Fynn - Hallo, Mister Gott, hier spricht Anna


"Hallo, Mister Gott, hier spricht Anna" erzählt von einem kleinen Mädchen, das der 19jährige Ich-Erzähler, der sich selbst den Namen Fynn gibt, eines Nachts auf den Londoner Straßen der 1930er Jahre findet und mit nach Hause nimmt, da sie offensichtlich misshandelt wurde und daher fortgelaufen ist.
Sie hat einen unerschütterlichen Glauben an Gott, ist außerordentlich intelligent und saugt jede Art von Wissen auf wie ein Schwamm. Daraus ergeben sich intensive theologische, wissenschaftliche und auch fantastische Gespräche zwischen Anna und Fynn. Dieser ist selbst sehr begabt, vor allem im Bereich der Naturwissenschaft, aber die Gespräche mit Anna verblüffen ihn immer wieder und er staunt über den Scharfsinn des kleinen Mädchens. Doch nicht nur er ist tief beeindruckt, sondern Anna wirkt auf nahezu alle Menschen ihrer Umgebung besonders und wird überall geliebt.
In 27 Kapiteln werden verschiedene gedankliche Experimente und Erkenntnisse und - vor allem - wichtige Fragen in kleinen Episoden dargestellt. Die Sprache ist dabei kindlich einfach, das Setting das eines längst vergangenen Londoner East Ends mit den dazu passenden Charakteren. Kontinuierlich zieht sich der Faden des Staunens über Annas Weisheit und Begabung durch das Buch, Fynn macht klar, dass jeder von Anna lernen kann und auch von ihr lernen sollte.
Unklar bleibt, ob das Buch Fiktion oder autobiographisch ist, eventuell ist es eine Mischung. Der englische Wikipedia-Artikel gibt an, dass es Zeichungen und Notizen aus Annas Hand geben soll. Die Identität von Fynn war ebenfalls lange ein Geheimnis, dem eine ganze Website gewidmet ist. Der Autor schrieb zwei weitere Bücher über Anna.
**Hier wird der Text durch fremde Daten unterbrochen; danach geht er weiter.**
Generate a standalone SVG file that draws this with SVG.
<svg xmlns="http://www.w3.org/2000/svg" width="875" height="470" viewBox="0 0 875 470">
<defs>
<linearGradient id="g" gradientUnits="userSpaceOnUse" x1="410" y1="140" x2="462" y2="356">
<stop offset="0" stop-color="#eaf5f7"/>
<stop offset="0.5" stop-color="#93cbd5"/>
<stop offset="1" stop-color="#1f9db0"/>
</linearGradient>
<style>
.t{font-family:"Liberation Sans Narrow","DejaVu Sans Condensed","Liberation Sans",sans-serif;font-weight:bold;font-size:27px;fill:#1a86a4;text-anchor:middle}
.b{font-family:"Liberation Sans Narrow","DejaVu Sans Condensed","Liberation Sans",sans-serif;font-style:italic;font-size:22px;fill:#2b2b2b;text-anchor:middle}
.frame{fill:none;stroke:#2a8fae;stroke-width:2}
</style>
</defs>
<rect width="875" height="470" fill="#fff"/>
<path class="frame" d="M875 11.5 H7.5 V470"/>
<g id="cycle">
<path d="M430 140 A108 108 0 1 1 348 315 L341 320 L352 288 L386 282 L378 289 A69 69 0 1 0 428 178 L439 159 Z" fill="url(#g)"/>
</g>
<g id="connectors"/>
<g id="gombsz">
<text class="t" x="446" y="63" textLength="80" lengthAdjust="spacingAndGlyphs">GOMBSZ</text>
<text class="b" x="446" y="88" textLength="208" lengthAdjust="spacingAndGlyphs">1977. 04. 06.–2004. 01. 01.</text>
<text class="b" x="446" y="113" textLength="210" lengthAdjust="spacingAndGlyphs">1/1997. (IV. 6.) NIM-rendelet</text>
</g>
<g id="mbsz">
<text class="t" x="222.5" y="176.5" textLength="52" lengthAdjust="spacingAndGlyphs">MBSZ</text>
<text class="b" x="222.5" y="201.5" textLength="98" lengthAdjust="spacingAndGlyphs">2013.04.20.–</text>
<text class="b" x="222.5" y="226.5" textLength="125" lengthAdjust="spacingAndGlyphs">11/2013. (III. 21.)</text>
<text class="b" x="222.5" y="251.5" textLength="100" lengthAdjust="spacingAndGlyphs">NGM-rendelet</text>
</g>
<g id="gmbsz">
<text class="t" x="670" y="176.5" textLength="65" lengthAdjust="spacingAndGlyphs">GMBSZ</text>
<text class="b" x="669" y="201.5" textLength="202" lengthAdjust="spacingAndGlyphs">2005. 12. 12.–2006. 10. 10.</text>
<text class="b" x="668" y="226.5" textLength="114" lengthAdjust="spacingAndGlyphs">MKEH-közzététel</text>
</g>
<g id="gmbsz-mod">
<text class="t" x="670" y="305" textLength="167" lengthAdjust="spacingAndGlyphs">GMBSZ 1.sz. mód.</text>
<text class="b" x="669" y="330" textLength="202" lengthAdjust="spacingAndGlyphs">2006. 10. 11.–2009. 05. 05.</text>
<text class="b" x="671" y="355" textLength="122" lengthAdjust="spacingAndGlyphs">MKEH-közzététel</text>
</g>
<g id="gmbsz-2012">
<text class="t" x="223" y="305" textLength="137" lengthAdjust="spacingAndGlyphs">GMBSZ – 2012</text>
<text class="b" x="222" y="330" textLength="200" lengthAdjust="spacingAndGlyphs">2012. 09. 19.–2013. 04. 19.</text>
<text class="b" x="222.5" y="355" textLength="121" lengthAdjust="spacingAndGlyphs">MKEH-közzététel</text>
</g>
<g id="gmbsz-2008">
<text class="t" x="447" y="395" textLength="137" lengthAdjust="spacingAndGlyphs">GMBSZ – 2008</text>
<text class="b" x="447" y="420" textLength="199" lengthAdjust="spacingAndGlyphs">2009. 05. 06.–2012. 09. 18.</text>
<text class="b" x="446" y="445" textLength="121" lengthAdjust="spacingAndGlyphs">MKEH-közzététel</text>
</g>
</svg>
Im Grunde spielt es keine große Rolle, ob es die Anna des Buches in dieser Form wirklich gegeben hat. Das Buch bietet eine Unzahl an Gedankengängen, die nachzuvollziehen sich lohnt. Dabei sind es das Staunen und die Bewunderung für die Absolutheit des Glaubens und der Liebe - zwei Dinge, die Annas Dasein zusammenfassen und die auch unveränderlich miteinander verknüpft sind - die die zentrale Aussage des Buches bilden. Natürlich ist es an der Oberfläche auch ein sentimentales und stellenweise ein naives Buch, aber definitiv eines, das einen zweiten oder dritten Gedanken verdient hat.

Fynn, Hallo, Mister Gott, hier spricht Anna. Fischer, Frankfurt am Main 2006.